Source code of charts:

_____

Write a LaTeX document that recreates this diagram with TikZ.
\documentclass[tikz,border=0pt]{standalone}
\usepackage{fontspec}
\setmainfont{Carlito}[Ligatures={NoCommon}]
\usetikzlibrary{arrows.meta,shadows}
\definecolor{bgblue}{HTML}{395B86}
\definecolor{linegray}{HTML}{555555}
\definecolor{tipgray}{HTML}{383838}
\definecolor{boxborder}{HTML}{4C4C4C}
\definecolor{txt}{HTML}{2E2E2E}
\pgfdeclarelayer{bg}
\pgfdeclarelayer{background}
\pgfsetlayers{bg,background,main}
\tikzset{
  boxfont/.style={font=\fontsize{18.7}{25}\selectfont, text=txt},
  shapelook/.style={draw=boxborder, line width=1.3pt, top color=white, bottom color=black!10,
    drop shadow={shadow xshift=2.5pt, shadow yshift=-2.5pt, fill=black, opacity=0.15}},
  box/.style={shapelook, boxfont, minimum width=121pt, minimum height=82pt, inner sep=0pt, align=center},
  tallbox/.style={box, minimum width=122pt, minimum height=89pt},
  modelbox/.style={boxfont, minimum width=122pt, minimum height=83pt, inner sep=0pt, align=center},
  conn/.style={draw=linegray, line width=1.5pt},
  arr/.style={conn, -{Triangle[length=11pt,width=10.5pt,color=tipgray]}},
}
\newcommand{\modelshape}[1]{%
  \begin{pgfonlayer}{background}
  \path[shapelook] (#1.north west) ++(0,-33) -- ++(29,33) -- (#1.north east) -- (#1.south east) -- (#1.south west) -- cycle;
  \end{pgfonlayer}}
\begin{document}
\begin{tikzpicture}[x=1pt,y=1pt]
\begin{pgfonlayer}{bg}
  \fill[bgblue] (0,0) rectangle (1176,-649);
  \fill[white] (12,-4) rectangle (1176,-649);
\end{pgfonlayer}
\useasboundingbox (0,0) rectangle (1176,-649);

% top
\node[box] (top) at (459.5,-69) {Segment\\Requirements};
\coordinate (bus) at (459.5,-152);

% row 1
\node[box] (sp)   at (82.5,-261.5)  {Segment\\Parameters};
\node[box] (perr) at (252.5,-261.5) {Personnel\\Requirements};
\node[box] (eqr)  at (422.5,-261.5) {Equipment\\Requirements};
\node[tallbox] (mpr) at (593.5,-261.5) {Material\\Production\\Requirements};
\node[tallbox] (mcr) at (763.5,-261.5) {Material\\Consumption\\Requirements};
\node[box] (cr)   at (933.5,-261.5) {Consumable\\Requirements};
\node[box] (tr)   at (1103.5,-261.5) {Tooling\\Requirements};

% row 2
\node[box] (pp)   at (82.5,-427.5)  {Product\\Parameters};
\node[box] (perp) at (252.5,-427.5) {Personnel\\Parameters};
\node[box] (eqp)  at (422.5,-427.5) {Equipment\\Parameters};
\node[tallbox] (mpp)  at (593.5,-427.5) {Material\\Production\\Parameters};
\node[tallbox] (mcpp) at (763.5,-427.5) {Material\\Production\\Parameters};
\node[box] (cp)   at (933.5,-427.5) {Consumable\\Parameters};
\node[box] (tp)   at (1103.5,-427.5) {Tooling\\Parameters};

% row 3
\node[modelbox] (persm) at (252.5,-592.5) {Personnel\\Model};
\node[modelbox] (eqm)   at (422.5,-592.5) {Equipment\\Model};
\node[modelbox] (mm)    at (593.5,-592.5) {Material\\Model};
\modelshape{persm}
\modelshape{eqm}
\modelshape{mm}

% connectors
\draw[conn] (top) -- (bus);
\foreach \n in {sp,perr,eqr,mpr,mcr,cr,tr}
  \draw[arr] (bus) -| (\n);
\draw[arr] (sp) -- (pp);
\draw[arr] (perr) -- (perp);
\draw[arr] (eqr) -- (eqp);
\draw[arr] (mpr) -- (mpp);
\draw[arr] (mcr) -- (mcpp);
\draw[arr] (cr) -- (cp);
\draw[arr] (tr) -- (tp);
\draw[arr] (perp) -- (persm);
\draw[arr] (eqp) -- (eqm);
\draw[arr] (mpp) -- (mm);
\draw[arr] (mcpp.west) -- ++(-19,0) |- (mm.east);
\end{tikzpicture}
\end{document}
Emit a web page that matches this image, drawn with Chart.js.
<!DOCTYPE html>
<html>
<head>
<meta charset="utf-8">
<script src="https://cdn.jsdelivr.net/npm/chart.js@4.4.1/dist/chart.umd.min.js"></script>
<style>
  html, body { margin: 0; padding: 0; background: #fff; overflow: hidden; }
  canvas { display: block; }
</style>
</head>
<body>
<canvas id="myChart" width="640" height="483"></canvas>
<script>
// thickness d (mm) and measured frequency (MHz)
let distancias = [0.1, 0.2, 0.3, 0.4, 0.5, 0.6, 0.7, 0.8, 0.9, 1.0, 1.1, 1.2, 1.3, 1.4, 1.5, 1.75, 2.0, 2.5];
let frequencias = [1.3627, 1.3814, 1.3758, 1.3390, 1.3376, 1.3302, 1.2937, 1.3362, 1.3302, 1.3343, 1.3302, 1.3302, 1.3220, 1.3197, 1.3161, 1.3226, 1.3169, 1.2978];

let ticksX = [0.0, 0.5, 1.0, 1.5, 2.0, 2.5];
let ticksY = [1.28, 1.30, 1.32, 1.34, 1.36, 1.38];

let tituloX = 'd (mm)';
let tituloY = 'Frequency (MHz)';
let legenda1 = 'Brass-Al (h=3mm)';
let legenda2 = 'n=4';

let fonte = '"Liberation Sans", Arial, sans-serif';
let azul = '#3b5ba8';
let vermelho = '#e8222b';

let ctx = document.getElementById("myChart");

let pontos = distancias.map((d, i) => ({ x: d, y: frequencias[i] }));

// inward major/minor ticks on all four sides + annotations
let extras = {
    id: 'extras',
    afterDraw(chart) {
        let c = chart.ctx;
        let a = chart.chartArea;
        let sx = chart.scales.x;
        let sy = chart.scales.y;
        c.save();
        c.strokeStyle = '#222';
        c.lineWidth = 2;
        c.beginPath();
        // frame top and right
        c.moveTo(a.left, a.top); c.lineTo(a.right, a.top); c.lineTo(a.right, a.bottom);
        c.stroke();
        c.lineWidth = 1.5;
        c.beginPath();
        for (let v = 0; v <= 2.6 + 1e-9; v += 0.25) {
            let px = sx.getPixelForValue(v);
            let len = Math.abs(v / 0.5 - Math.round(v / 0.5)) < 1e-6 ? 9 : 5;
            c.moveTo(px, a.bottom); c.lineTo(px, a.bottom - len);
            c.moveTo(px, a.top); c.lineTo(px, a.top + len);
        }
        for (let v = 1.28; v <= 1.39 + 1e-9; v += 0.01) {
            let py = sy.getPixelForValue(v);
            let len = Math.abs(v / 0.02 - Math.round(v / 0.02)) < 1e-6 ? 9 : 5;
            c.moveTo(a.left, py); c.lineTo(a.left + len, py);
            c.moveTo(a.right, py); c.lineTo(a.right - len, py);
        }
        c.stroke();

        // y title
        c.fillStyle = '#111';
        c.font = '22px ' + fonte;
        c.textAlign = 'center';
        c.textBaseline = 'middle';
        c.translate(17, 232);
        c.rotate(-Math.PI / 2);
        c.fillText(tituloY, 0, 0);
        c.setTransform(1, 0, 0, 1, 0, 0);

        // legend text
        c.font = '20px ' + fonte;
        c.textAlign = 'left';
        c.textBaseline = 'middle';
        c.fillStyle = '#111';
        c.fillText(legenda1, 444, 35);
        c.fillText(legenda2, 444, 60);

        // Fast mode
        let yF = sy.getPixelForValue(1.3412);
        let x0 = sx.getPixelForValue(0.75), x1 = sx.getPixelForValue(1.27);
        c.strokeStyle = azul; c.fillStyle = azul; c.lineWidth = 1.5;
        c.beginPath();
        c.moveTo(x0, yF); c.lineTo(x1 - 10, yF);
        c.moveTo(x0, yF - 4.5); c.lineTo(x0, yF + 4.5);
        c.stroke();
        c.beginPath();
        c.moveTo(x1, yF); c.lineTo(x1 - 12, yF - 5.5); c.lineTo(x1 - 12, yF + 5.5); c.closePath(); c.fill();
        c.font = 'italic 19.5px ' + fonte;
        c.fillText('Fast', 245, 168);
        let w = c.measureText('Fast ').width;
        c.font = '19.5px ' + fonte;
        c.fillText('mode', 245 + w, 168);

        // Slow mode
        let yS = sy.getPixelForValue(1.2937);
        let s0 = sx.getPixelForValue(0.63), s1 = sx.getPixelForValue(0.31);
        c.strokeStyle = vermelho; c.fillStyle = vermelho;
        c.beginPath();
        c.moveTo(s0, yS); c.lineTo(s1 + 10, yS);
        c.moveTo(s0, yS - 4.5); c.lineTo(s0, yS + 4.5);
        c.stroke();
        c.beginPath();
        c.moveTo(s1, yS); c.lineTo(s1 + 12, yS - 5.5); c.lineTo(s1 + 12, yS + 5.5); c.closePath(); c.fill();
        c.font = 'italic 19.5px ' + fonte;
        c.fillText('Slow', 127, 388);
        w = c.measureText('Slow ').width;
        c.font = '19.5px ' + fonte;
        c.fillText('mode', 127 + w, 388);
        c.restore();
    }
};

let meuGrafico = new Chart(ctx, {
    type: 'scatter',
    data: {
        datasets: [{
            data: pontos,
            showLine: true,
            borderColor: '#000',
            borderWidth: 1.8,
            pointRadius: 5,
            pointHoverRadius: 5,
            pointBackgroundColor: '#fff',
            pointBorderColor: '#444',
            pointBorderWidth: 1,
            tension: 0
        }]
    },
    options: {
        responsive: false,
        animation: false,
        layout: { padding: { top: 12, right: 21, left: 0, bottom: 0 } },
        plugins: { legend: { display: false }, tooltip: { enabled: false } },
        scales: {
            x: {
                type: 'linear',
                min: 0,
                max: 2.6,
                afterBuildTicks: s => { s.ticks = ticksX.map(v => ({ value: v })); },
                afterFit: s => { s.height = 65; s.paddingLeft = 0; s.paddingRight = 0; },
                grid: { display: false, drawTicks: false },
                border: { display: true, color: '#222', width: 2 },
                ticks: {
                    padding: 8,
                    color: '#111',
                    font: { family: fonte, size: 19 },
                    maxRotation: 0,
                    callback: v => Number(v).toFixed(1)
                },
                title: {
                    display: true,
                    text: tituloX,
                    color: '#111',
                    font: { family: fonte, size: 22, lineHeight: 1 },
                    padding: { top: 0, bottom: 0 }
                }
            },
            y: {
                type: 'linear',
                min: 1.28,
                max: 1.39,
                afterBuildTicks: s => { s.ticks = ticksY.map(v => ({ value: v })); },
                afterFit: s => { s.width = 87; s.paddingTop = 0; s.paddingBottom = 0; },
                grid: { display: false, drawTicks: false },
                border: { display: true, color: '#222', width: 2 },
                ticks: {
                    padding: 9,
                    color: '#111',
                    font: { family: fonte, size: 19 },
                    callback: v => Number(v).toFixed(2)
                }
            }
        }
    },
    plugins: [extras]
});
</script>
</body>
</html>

_____

Written task:
Return each line where "that" shows up.

Worked solution:
Write a LaTeX document that recreates this diagram with TikZ.
Emit a web page that matches this image, drawn with Chart.js.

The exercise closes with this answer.